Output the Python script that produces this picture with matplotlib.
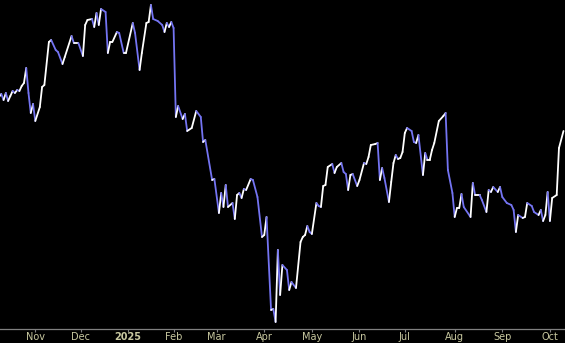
import matplotlib
matplotlib.use("Agg")
import matplotlib.pyplot as plt
import numpy as np
import pandas as pd
from matplotlib.collections import LineCollection

# trading calendar for the window shown (NYSE closures)
first_day = "2024-10-10"
last_day = "2025-10-09"
holidays = ["2024-11-28", "2024-12-25", "2025-01-01", "2025-01-09", "2025-01-20",
            "2025-02-17", "2025-04-18", "2025-05-26", "2025-06-19", "2025-07-04",
            "2025-09-01"]

# session number (0 = first_day) and close
session = [0, 1, 2, 3, 4, 5, 6, 7, 8, 9, 10, 11, 12, 13, 14, 15, 16, 18, 19, 20,
           22, 23, 25, 26, 28, 29, 32, 33, 35, 37, 38, 39, 41, 42, 43, 44, 45, 47, 48, 49,
           50, 52, 53, 55, 56, 59, 60, 62, 63, 65, 66, 67, 68, 70, 72, 73, 74, 75, 76, 77,
           78, 79, 81, 82, 83, 85, 87, 89, 90, 91, 94, 95, 97, 98, 99, 100, 101, 103, 104, 105,
           106, 107, 108, 109, 111, 112, 114, 116, 117, 118, 120, 121, 122, 123, 124, 125, 127, 128, 129, 131,
           133, 134, 135, 136, 137, 138, 140, 141, 142, 143, 144, 145, 147, 148, 149, 151, 152, 153, 154, 155,
           156, 158, 159, 161, 162, 163, 164, 166, 167, 168, 169, 170, 172, 173, 174, 175, 176, 177, 178, 179,
           180, 182, 183, 184, 185, 187, 188, 189, 190, 191, 192, 194, 196, 197, 198, 200, 201, 202, 203, 204,
           205, 208, 209, 210, 212, 213, 215, 216, 217, 218, 220, 221, 222, 224, 226, 227, 228, 229, 231, 232,
           233, 235, 236, 238, 239, 240, 241, 242, 243, 244, 246, 247, 249]
close = [146.6, 147.2, 146.0, 147.4, 145.8, 146.8, 147.8, 147.4, 148.0, 147.8, 148.8, 149.4, 152.4, 147.4, 143.4, 145.2, 141.8, 144.6, 148.6, 149.0,
         157.6, 158.0, 156.0, 155.6, 153.2, 154.6, 158.8, 157.4, 157.4, 154.8, 161.0, 162.0, 162.2, 160.6, 163.4, 161.0, 164.2, 163.6, 155.4, 157.6,
         157.6, 159.6, 159.4, 155.4, 155.4, 161.4, 159.4, 152.0, 155.4, 161.4, 161.6, 165.0, 162.2, 161.8, 161.0, 159.6, 161.4, 160.6, 161.6, 160.4,
         142.6, 144.8, 142.2, 143.2, 139.8, 140.4, 143.8, 142.6, 137.6, 138.0, 130.0, 130.2, 123.4, 127.4, 124.6, 129.0, 124.6, 125.4, 122.2, 127.0,
         127.4, 126.4, 128.2, 128.0, 130.2, 130.0, 126.6, 118.6, 119.0, 122.6, 104.0, 104.2, 101.6, 116.0, 107.0, 113.0, 112.0, 108.0, 109.6, 108.4,
         117.6, 118.6, 119.0, 120.8, 119.6, 119.2, 125.4, 124.8, 124.6, 128.8, 129.0, 132.6, 133.2, 131.4, 132.6, 133.4, 131.6, 131.2, 128.0, 131.0,
         131.2, 128.8, 130.0, 133.4, 133.2, 134.6, 137.0, 137.2, 137.4, 130.0, 132.4, 130.4, 125.6, 129.6, 133.4, 135.0, 134.2, 134.4, 135.6, 139.4,
         140.4, 139.8, 137.6, 137.4, 139.0, 131.0, 135.4, 134.0, 134.0, 136.0, 137.4, 141.8, 142.8, 143.4, 132.0, 127.4, 122.6, 124.4, 124.4, 127.2,
         124.6, 122.6, 129.4, 127.0, 127.0, 126.0, 123.6, 128.0, 127.6, 128.6, 127.6, 128.6, 126.6, 125.4, 125.0, 124.0, 119.6, 123.0, 122.4, 122.6,
         125.4, 124.8, 123.6, 123.0, 124.0, 121.8, 123.0, 127.6, 121.8, 126.4, 127.0, 136.4, 139.8]

UP_COLOR = "#ffffff"
DOWN_COLOR = "#7474f2"
LABEL_COLOR = "#c8c8a0"

days = pd.bdate_range(first_day, last_day, freq="C", holidays=holidays)
x = np.array(session, dtype=float)
y = np.array(close)

fig = plt.figure(figsize=(5.65, 3.43), dpi=100, facecolor="black")
ax = fig.add_axes([0, 14 / 343, 1, 329 / 343], facecolor="black")

pts = np.column_stack([x, y])
segs = np.stack([pts[:-1], pts[1:]], axis=1)
cols = [UP_COLOR if b >= a else DOWN_COLOR for a, b in zip(y[:-1], y[1:])]
ax.add_collection(LineCollection(segs, colors=cols, linewidths=1.3, capstyle="round", joinstyle="round"))

ax.set_xlim(0.43, 249.66)
ax.set_ylim(100.2, 166)

# a tick at the first session of each month, the year in place of January
month_pos = [i for i in range(1, len(days)) if days[i].month != days[i - 1].month]
ax.set_xticks(month_pos)
ax.set_xticklabels([str(days[i].year) if days[i].month == 1 else days[i].strftime("%b") for i in month_pos])
for i, lab in zip(month_pos, ax.get_xticklabels()):
    if days[i].month == 1:
        lab.set_fontweight("bold")
ax.tick_params(axis="x", colors="#808080", labelcolor=LABEL_COLOR, labelsize=7, length=2, width=0.8, pad=0.5)
ax.set_yticks([])

for side in ["top", "left", "right"]:
    ax.spines[side].set_visible(False)
ax.spines["bottom"].set_color("#808080")
ax.spines["bottom"].set_linewidth(0.9)

fig.savefig("out.png", dpi=100, facecolor="black")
┄┄┄┄┄┄┄┄┄┄
Set problem:
Repeat verbatim all the material, but not the pictures.

Answer in full:
Output the Python script that produces this picture with matplotlib.
import matplotlib
matplotlib.use("Agg")
import matplotlib.pyplot as plt
import numpy as np
import pandas as pd
from matplotlib.collections import LineCollection

# trading calendar for the window shown (NYSE closures)
first_day = "2024-10-10"
last_day = "2025-10-09"
holidays = ["2024-11-28", "2024-12-25", "2025-01-01", "2025-01-09", "2025-01-20",
            "2025-02-17", "2025-04-18", "2025-05-26", "2025-06-19", "2025-07-04",
            "2025-09-01"]

# session number (0 = first_day) and close
session = [0, 1, 2, 3, 4, 5, 6, 7, 8, 9, 10, 11, 12, 13, 14, 15, 16, 18, 19, 20,
           22, 23, 25, 26, 28, 29, 32, 33, 35, 37, 38, 39, 41, 42, 43, 44, 45, 47, 48, 49,
           50, 52, 53, 55, 56, 59, 60, 62, 63, 65, 66, 67, 68, 70, 72, 73, 74, 75, 76, 77,
           78, 79, 81, 82, 83, 85, 87, 89, 90, 91, 94, 95, 97, 98, 99, 100, 101, 103, 104, 105,
           106, 107, 108, 109, 111, 112, 114, 116, 117, 118, 120, 121, 122, 123, 124, 125, 127, 128, 129, 131,
           133, 134, 135, 136, 137, 138, 140, 141, 142, 143, 144, 145, 147, 148, 149, 151, 152, 153, 154, 155,
           156, 158, 159, 161, 162, 163, 164, 166, 167, 168, 169, 170, 172, 173, 174, 175, 176, 177, 178, 179,
           180, 182, 183, 184, 185, 187, 188, 189, 190, 191, 192, 194, 196, 197, 198, 200, 201, 202, 203, 204,
           205, 208, 209, 210, 212, 213, 215, 216, 217, 218, 220, 221, 222, 224, 226, 227, 228, 229, 231, 232,
           233, 235, 236, 238, 239, 240, 241, 242, 243, 244, 246, 247, 249]
close = [146.6, 147.2, 146.0, 147.4, 145.8, 146.8, 147.8, 147.4, 148.0, 147.8, 148.8, 149.4, 152.4, 147.4, 143.4, 145.2, 141.8, 144.6, 148.6, 149.0,
         157.6, 158.0, 156.0, 155.6, 153.2, 154.6, 158.8, 157.4, 157.4, 154.8, 161.0, 162.0, 162.2, 160.6, 163.4, 161.0, 164.2, 163.6, 155.4, 157.6,
         157.6, 159.6, 159.4, 155.4, 155.4, 161.4, 159.4, 152.0, 155.4, 161.4, 161.6, 165.0, 162.2, 161.8, 161.0, 159.6, 161.4, 160.6, 161.6, 160.4,
         142.6, 144.8, 142.2, 143.2, 139.8, 140.4, 143.8, 142.6, 137.6, 138.0, 130.0, 130.2, 123.4, 127.4, 124.6, 129.0, 124.6, 125.4, 122.2, 127.0,
         127.4, 126.4, 128.2, 128.0, 130.2, 130.0, 126.6, 118.6, 119.0, 122.6, 104.0, 104.2, 101.6, 116.0, 107.0, 113.0, 112.0, 108.0, 109.6, 108.4,
         117.6, 118.6, 119.0, 120.8, 119.6, 119.2, 125.4, 124.8, 124.6, 128.8, 129.0, 132.6, 133.2, 131.4, 132.6, 133.4, 131.6, 131.2, 128.0, 131.0,
         131.2, 128.8, 130.0, 133.4, 133.2, 134.6, 137.0, 137.2, 137.4, 130.0, 132.4, 130.4, 125.6, 129.6, 133.4, 135.0, 134.2, 134.4, 135.6, 139.4,
         140.4, 139.8, 137.6, 137.4, 139.0, 131.0, 135.4, 134.0, 134.0, 136.0, 137.4, 141.8, 142.8, 143.4, 132.0, 127.4, 122.6, 124.4, 124.4, 127.2,
         124.6, 122.6, 129.4, 127.0, 127.0, 126.0, 123.6, 128.0, 127.6, 128.6, 127.6, 128.6, 126.6, 125.4, 125.0, 124.0, 119.6, 123.0, 122.4, 122.6,
         125.4, 124.8, 123.6, 123.0, 124.0, 121.8, 123.0, 127.6, 121.8, 126.4, 127.0, 136.4, 139.8]

UP_COLOR = "#ffffff"
DOWN_COLOR = "#7474f2"
LABEL_COLOR = "#c8c8a0"

days = pd.bdate_range(first_day, last_day, freq="C", holidays=holidays)
x = np.array(session, dtype=float)
y = np.array(close)

fig = plt.figure(figsize=(5.65, 3.43), dpi=100, facecolor="black")
ax = fig.add_axes([0, 14 / 343, 1, 329 / 343], facecolor="black")

pts = np.column_stack([x, y])
segs = np.stack([pts[:-1], pts[1:]], axis=1)
cols = [UP_COLOR if b >= a else DOWN_COLOR for a, b in zip(y[:-1], y[1:])]
ax.add_collection(LineCollection(segs, colors=cols, linewidths=1.3, capstyle="round", joinstyle="round"))

ax.set_xlim(0.43, 249.66)
ax.set_ylim(100.2, 166)

# a tick at the first session of each month, the year in place of January
month_pos = [i for i in range(1, len(days)) if days[i].month != days[i - 1].month]
ax.set_xticks(month_pos)
ax.set_xticklabels([str(days[i].year) if days[i].month == 1 else days[i].strftime("%b") for i in month_pos])
for i, lab in zip(month_pos, ax.get_xticklabels()):
    if days[i].month == 1:
        lab.set_fontweight("bold")
ax.tick_params(axis="x", colors="#808080", labelcolor=LABEL_COLOR, labelsize=7, length=2, width=0.8, pad=0.5)
ax.set_yticks([])

for side in ["top", "left", "right"]:
    ax.spines[side].set_visible(False)
ax.spines["bottom"].set_color("#808080")
ax.spines["bottom"].set_linewidth(0.9)

fig.savefig("out.png", dpi=100, facecolor="black")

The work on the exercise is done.